Red Cross Clubmobiler (1918–1945)

Elizabeth Ann Richardson (8 June 1918 – 25 July 1945) was a volunteer for the American Red Cross during World War II known for being one of the four women buried at the Normandy American Cemetery and Memorial.

== Early life ==
Richardson was born in Akron, Ohio on June 8, 1918, to Charles Monroe Richardson and Henrietta M. Mehlbach and raised in Mishawaka, Indiana. She attended Milwaukee-Downer College in 1936 specializing in Art and English. After college, she worked at the Boston Store (Wisconsin-based department store) and Gimbels before gaining a position in the advertisement department at Schuster's. She joined the Red Cross in July 1944.

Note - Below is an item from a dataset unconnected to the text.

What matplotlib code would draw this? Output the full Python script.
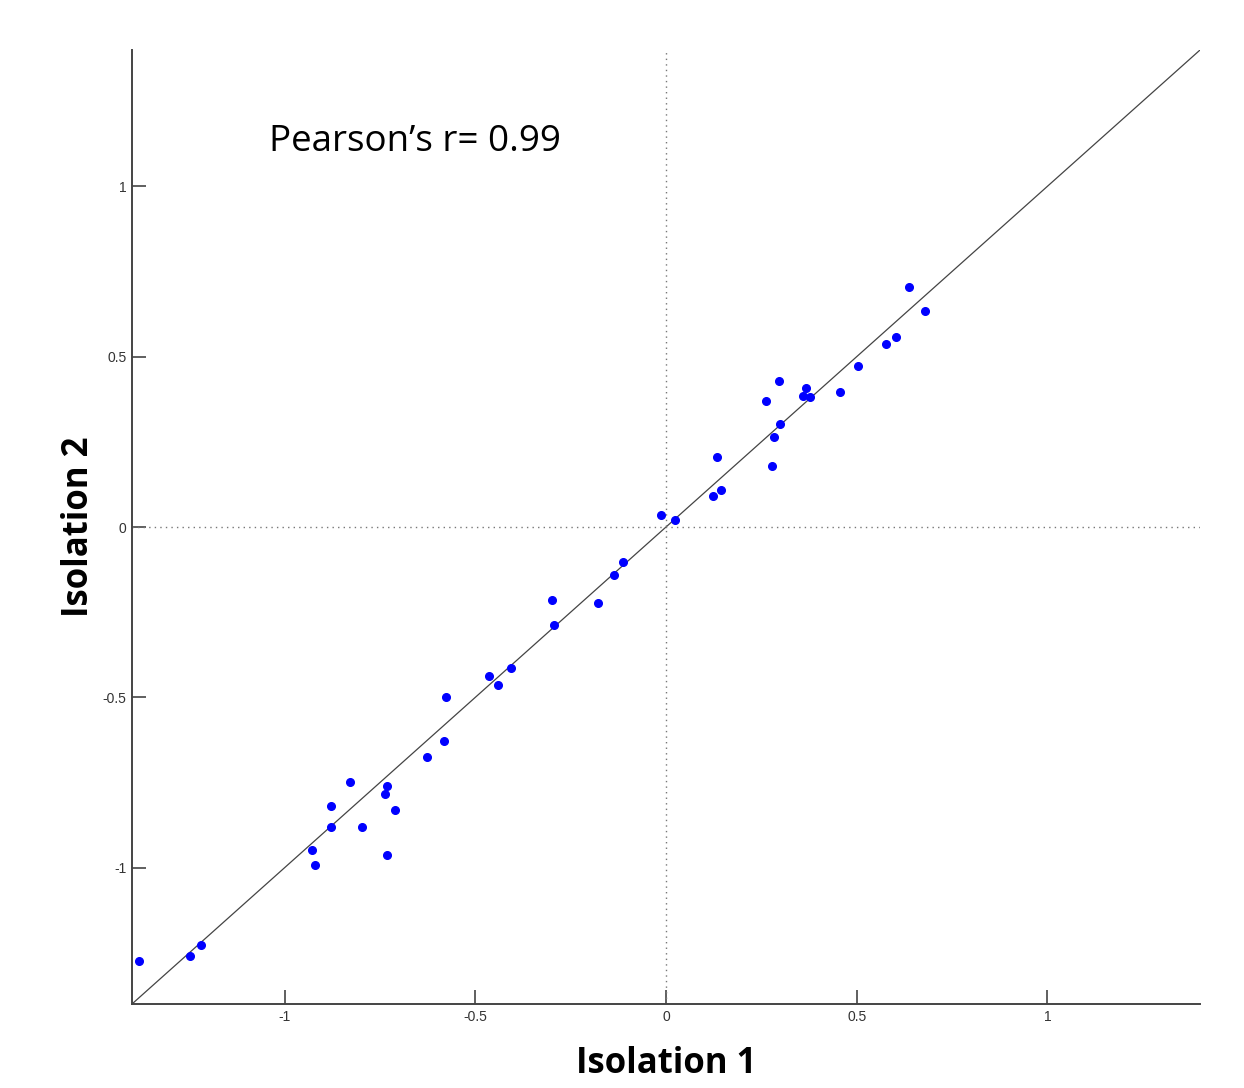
import matplotlib.pyplot as plt

# replicate values from the two isolations
iso1 = [0.638, 0.678, 0.603, 0.578, 0.504, 0.456, 0.378, 0.366, 0.359, 0.296,
        0.262, 0.298, 0.282, 0.278, 0.134, 0.145, 0.122,
        -0.014, 0.023, -0.113, -0.136, -0.299, -0.178, -0.293, -0.407, -0.465,
        -0.441, -0.578, -0.582, -0.627, -0.829, -0.732, -0.736, -0.877, -0.711,
        -0.879, -0.798, -0.927, -0.732, -0.921, -1.381, -1.249, -1.218]
iso2 = [0.705, 0.634, 0.557, 0.536, 0.473, 0.395, 0.382, 0.409, 0.385, 0.429,
        0.371, 0.302, 0.264, 0.180, 0.207, 0.110, 0.092,
        0.035, 0.021, -0.103, -0.140, -0.214, -0.224, -0.288, -0.413, -0.436,
        -0.463, -0.500, -0.627, -0.676, -0.749, -0.759, -0.783, -0.820, -0.830,
        -0.881, -0.881, -0.948, -0.962, -0.992, -1.274, -1.258, -1.226]
pearsonR = 0.99
lim = 1.4
ticks = [-1, -0.5, 0, 0.5, 1]
tickLabels = ["-1", "-0.5", "0", "0.5", "1"]

fig = plt.figure(figsize=(12.44, 10.88), dpi=100)
ax = fig.add_axes([0.1061, 0.0772, 0.8585, 0.8768])

ax.plot([-lim, lim], [-lim, lim], color="#444444", lw=0.9)
ax.axvline(0, color="#777777", lw=1.0, ls=(0, (1, 3)))
ax.axhline(0, color="#777777", lw=1.0, ls=(0, (1, 3)))
ax.plot(iso1, iso2, "o", color="#0000ff", ms=5.5, mec="#0000ff")

ax.set_xlim(-lim, lim)
ax.set_ylim(-lim, lim)
ax.set_xticks(ticks)
ax.set_xticklabels(tickLabels)
ax.set_yticks(ticks)
ax.set_yticklabels(tickLabels)
ax.tick_params(direction="in", length=10, width=1.2, color="#444444",
               labelsize=10, labelcolor="#333333", pad=4)
for lbl in ax.get_xticklabels() + ax.get_yticklabels():
    lbl.set_family("Liberation Sans")
ax.spines["top"].set_visible(False)
ax.spines["right"].set_visible(False)
for s in ("left", "bottom"):
    ax.spines[s].set_color("#444444")
    ax.spines[s].set_linewidth(1.4)

ax.set_xlabel("Isolation 1", family="Open Sans", weight="bold", fontsize=25, labelpad=16)
ax.set_ylabel("Isolation 2", family="Open Sans", weight="bold", fontsize=25, labelpad=4)
ax.text(-1.04, 1.103, f"Pearson\u2019s r= {pearsonR}", family="Open Sans",
        fontsize=26.5, ha="left", va="baseline")

fig.savefig("out.png", dpi=100)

== World War II Red Cross Service ==
Richardson served in a Clubmobile serving coffee and doughnuts to US troops during the Allied Liberation of France in the Second World War. Richardson was promoted to the Captain of her unit. She was killed in a Piper Cub plane crash near Rouen when flying to Paris on July 25, 1945, and is now one of the four women to be buried in the Normandy American Cemetery and Memorial. The three other women honored with burials there, were Mary H. Bankston, Mary Jewel Barlow and Dolores Mercedes Browne, African American women who had served in the Army's unique 6888th Central Postal Directory Battalion and been killed in a Jeep accident.